据美国物理学家组织网6月29日报道,美国科学家找到了细胞因子SAMHD1蛋白抑制骨髓细胞感染HIV(艾滋病病毒)的机制,新研究扩展了人们对艾滋病患者免疫系统如何对付HIV以及HIV如何逃避免疫反应的理解,从而找到阻止HIV感染或者阻止其在感染者体内复制的新疗法。相关研究发表在6月30日出版的《自然》杂志上。
骨髓细胞是提供抗原的白血细胞的一个子集,对身体抵抗病毒和其他病原体的免疫反应非常重要。凯斯西储大学医学院艾滋病研究中心研究员杰克·斯科沃斯基的研究团队和美国斯托瓦斯医学研究所的迈克尔·沃什本领导的团队合作发现,SAMHD1蛋白能感应到诸如巨噬细胞和树状细胞等骨髓细胞感染到HIV-1病毒(HIV分为1型和2型,1型是目前全球流行的主要毒株,2型目前只在西非流行)和其他相关的免疫缺陷病毒,并阻止病毒副本在这些细胞内的合成,从而抑制HIV病毒感染。
以前,科学家们一直认为,SAMHD1发生变异会引发一种名为AGS的症状,这种症状和先天病毒感染一样,要归咎于在病毒缺席时,免疫系统内干扰素的不适当诱导。因此,SAMHD1和其他引发AGS的细胞蛋白能摒弃细胞的核酸碎片,预防这种干扰素系统被不适当地激活。
现在,斯科沃斯基团队发现,除了能预防不适当的自身免疫反应发生之外, SAMHD1也能通过有效干预病毒核酸的产生从而抑制骨髓细胞感染HIV。
他们还发现,HIV-2和相关的免疫缺陷病毒(SIVsm/mac)能够通过使用它们编码的Vpx蛋白来干掉SAMHD1,从而越过骨髓细胞内的保护机制,使人感染病毒。然而,令人感兴趣的是,与HIV-1相比,诸如HIV-2等拥有Vpx的病毒更不容易引发疾病。斯科沃斯基表示,这可能是因为通过能在骨髓细胞内建立感染,HIV-2等病毒激起了比HIV-1更强烈的免疫反应。

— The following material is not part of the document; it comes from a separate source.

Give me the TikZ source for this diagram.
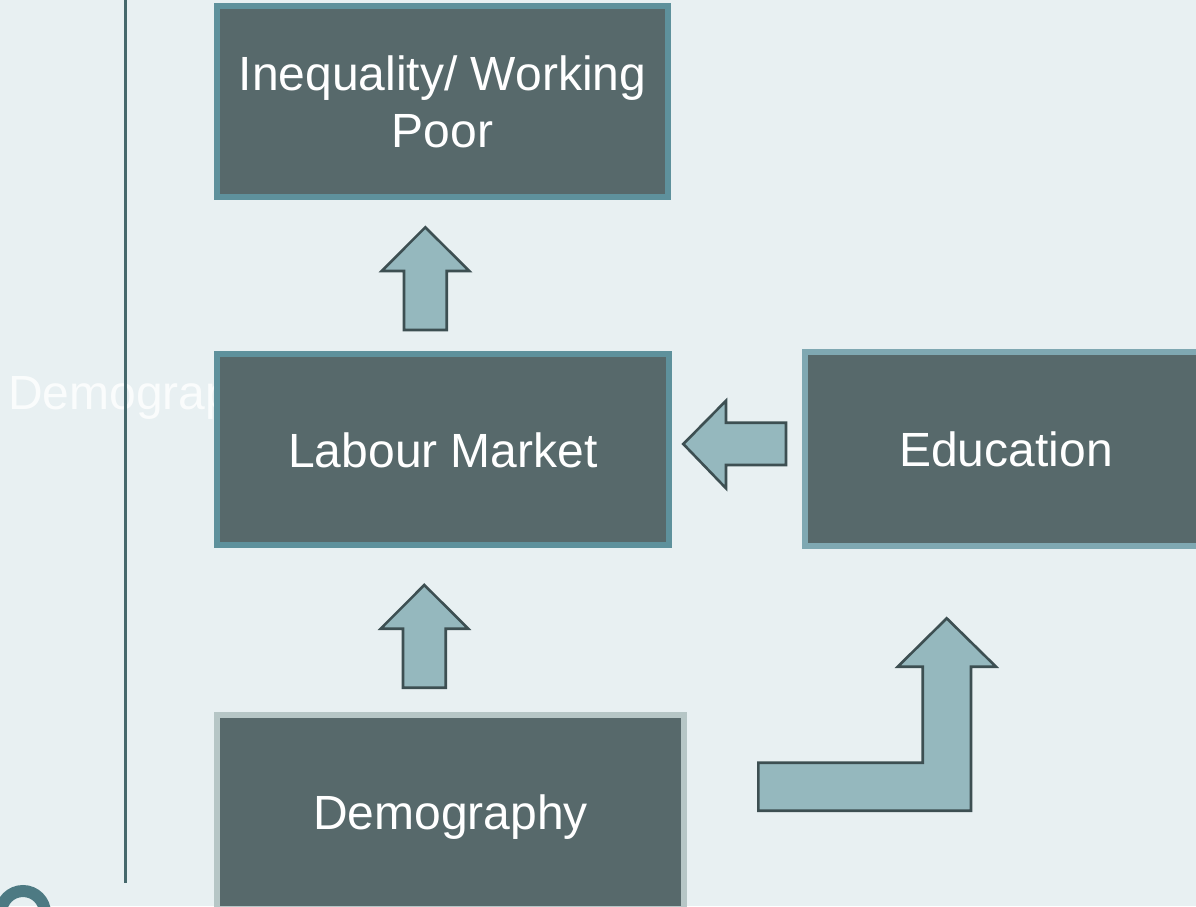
\documentclass[tikz,border=0pt]{standalone}
\usepackage{fontspec}
\setmainfont{Liberation Sans}
\definecolor{bgcol}{HTML}{E8F0F2}
\definecolor{boxfill}{HTML}{57696B}
\definecolor{tealedge}{HTML}{5E919C}
\definecolor{lightedge}{HTML}{7FA8B2}
\definecolor{greyedge}{HTML}{B6C6C6}
\definecolor{rulecol}{HTML}{45686C}
\definecolor{ringcol}{HTML}{4D7A83}
\definecolor{arrowfill}{HTML}{95B8BE}
\definecolor{arrowline}{HTML}{3D4F52}
\begin{document}
\begin{tikzpicture}[x=1pt,y=-1pt,
  box/.style={rectangle, fill=boxfill, line width=6pt, text=white,
    font=\fontsize{48}{57.3}\selectfont, align=center,
    inner sep=0pt, outer sep=0pt},
  oneline/.style={text height=35pt, text depth=0pt},
  blockarrow/.style={fill=arrowfill, draw=arrowline, line width=2.6pt,
    line join=miter},
]
% page area and background
\useasboundingbox (0,0) rectangle (1196,906);
\clip (0,0) rectangle (1196,906);
\fill[bgcol] (0,0) rectangle (1196,906);

% faded title behind the boxes
\node[anchor=base west, text=white, opacity=0.8, inner sep=0pt,
  font=\fontsize{48}{57.3}\selectfont] (ghost) at (8,409) {Demography};

% vertical rule on the left
\coordinate (ruletop) at (125.7,-5);
\coordinate (rulebot) at (125.7,883);
\draw[rulecol, line width=3.5pt] (ruletop) -- (rulebot);

% boxes
\node[box, draw=tealedge, minimum width=451pt, minimum height=191pt]
  (ineq) at (442.5,101.5) {Inequality/ Working\\Poor};
\node[box, oneline, draw=tealedge, minimum width=452pt, minimum height=191pt]
  (labour) at (443,449.5) {Labour Market};
\node[box, oneline, draw=lightedge, minimum width=402pt, minimum height=194pt]
  (edu) at (1006,449) {Education};
\node[box, oneline, draw=greyedge, minimum width=467pt, minimum height=194pt]
  (demo) at (450.5,812) {Demography};

% block arrows
\draw[blockarrow] (425.3,227.3) -- (469.3,271) -- (446.7,271) -- (446.7,330)
  -- (404,330) -- (404,271) -- (381.7,271) -- cycle;
\draw[blockarrow] (424.3,585) -- (468.3,628.7) -- (445.7,628.7) -- (445.7,687.7)
  -- (403,687.7) -- (403,628.7) -- (380.7,628.7) -- cycle;
\draw[blockarrow] (683.3,444) -- (726,400.7) -- (726,422.7) -- (786,422.7)
  -- (786,465) -- (726,465) -- (726,488.3) -- cycle;
\draw[blockarrow] (946.7,618.3) -- (996,666.7) -- (971,666.7) -- (971,810.7)
  -- (758.3,810.7) -- (758.3,762.7) -- (922.7,762.7) -- (922.7,666.7)
  -- (897.7,666.7) -- cycle;

% ring in the lower left corner
\draw[ringcol, line width=12pt] (23,913) circle[radius=22];
\end{tikzpicture}
\end{document}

斯科沃斯基表示,操纵SAMHD1的功能可能会让感染HIV-1患者对这种病毒产生更强烈的免疫反应。科学家们下一步将研究SAMHD1用来抑制HIV-1感染的分子路径。(生物谷Bioon.com)
生物谷推荐原文出处:
Nature doi:10.1038/nature10195
Vpx relieves inhibition of HIV-1 infection of macrophages mediated by the SAMHD1 protein
Kasia Hrecka; Caili Hao; Magda Gierszewska; Selene K. Swanson; Malgorzata Kesik-Brodacka; Smita Srivastava; Laurence Florens; Michael P. Washburn; Jacek Skowronski
Macrophages and dendritic cells have key roles in viral infections, providing virus reservoirs that frequently resist antiviral therapies and linking innate virus detection to antiviral adaptive immune responses1, 2. Human immunodeficiency virus 1 (HIV-1) fails to transduce dendritic cells and has a reduced ability to transduce macrophages, due to an as yet uncharacterized mechanism that inhibits infection by interfering with efficient synthesis of viral complementary DNA3, 4. In contrast, HIV-2 and related simian immunodeficiency viruses (SIVsm/mac) transduce myeloid cells efficiently owing to their virion-associated Vpx accessory proteins, which counteract the restrictive mechanism5, 6. Here we show that the inhibition of HIV-1 infection in macrophages involves the cellular SAM domain HD domain-containing protein 1 (SAMHD1). Vpx relieves the inhibition of lentivirus infection in macrophages by loading SAMHD1 onto the CRL4DCAF1 E3 ubiquitin ligase, leading to highly efficient proteasome-dependent degradation of the protein. Mutations in SAMHD1 cause Aicardi–Goutières syndrome, a disease that produces a phenotype that mimics the effects of a congenital viral infection7, 8. Failure to dispose of endogenous nucleic acid debris in Aicardi–Goutières syndrome results in inappropriate triggering of innate immune responses via cytosolic nucleic acids sensors9, 10. Thus, our findings show that macrophages are defended from HIV-1 infection by a mechanism that prevents an unwanted interferon response triggered by self nucleic acids, and uncover an intricate relationship between innate immune mechanisms that control response to self and to retroviral pathogens.